Precisamente porque el gobierno lo tiene claro es que se notificó al país que la obra gruesa reformista llegaba hasta aquí nomás, que la agenda de la productividad comenzaba a reemplazar al discurso de la igualdad y que en La Moneda, por decirlo en corto, ya no querían más guerra. Pero así y todo siguen existiendo señales equívocas. Se dice, por ejemplo, que hay que retomar los imperativos del crecimiento y no deja de ser curioso que se diga eso en el mismo momento en que el Ministerio del Trabajo estruja su imaginación para volver a afilarles los dientes a la reforma laboral, después del fallo adverso del Tribunal Constitucional. Es el eterno dilema de la izquierda: o consolidar o avanzar.
Las mayores dificultades que enfrenta el gobierno para adaptarse al escenario de creciente moderación de la sociedad chilena son, por una parte, la Nueva Mayoría, atada de pies y manos a un programa que se volvió impopular, y por la otra, la propia Presidenta, que con su entorno está dispuesta a inmolarse como sea por la dinámica reformista que la trajo de vuelta al poder. En Palacio da lo mismo lo que digan las encuestas y, por mucho que los ministerios de Interior y de Hacienda traten de moderar el tono, la Mandataria se encarga de hacerles presente que no todo su gabinete ni ella misma comparten esos afanes. Puede ser explicable que actúe así para evitar fracturas en su coalición. Pero es un poco demencial que no los apoye atendida la velocidad con que aumenta al desempleo, cae la confianza empresarial y retroceden las expectativas de los consumidores.
Hubo un momento en que el oficialismo depositó toda su confianza en que la impopularidad iba a ceder una vez que se comenzaran a ver beneficios como la gratuidad de la educación superior o apareciera el espejismo de los derechos sociales de rango constitucional. Ese escenario nunca se produjo, en parte porque las cosas se hicieron mal, y todo terminó siendo mucho menos de lo prometido, y en parte, además, porque la situación económica pasó a encabezar el listado de las preocupaciones de la gente.
El horizonte que aguarda al gobierno este año y el próximo está lejos de ser auspicioso.
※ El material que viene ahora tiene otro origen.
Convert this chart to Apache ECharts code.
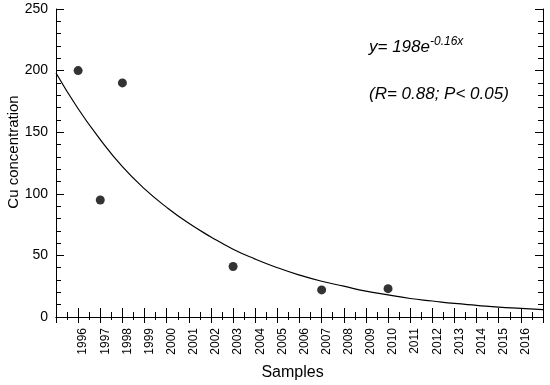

Su agenda está desgastada y el escaso margen de acción que le va quedando tiene que ver ya no con las reformas, sino con la gestión. Claramente, el fuerte de esta administración -que hizo una reforma tributaria que tuvo que rehacerse y otra educacional que simplemente no tiene arreglo- nunca estuvo en ese frente. Mala suerte, porque ahora varios conflictos sectoriales (Chiloé, el Sename, los taxistas, las libertades condicionales, los secundarios) están sacándolo de vuelta al pizarrón.
Quién lo diría: un gobierno que lo hizo mal con la maquinaria pesada ahora deberá intentar salvarse apostando a su capacidad para manejar herramientas harto finas.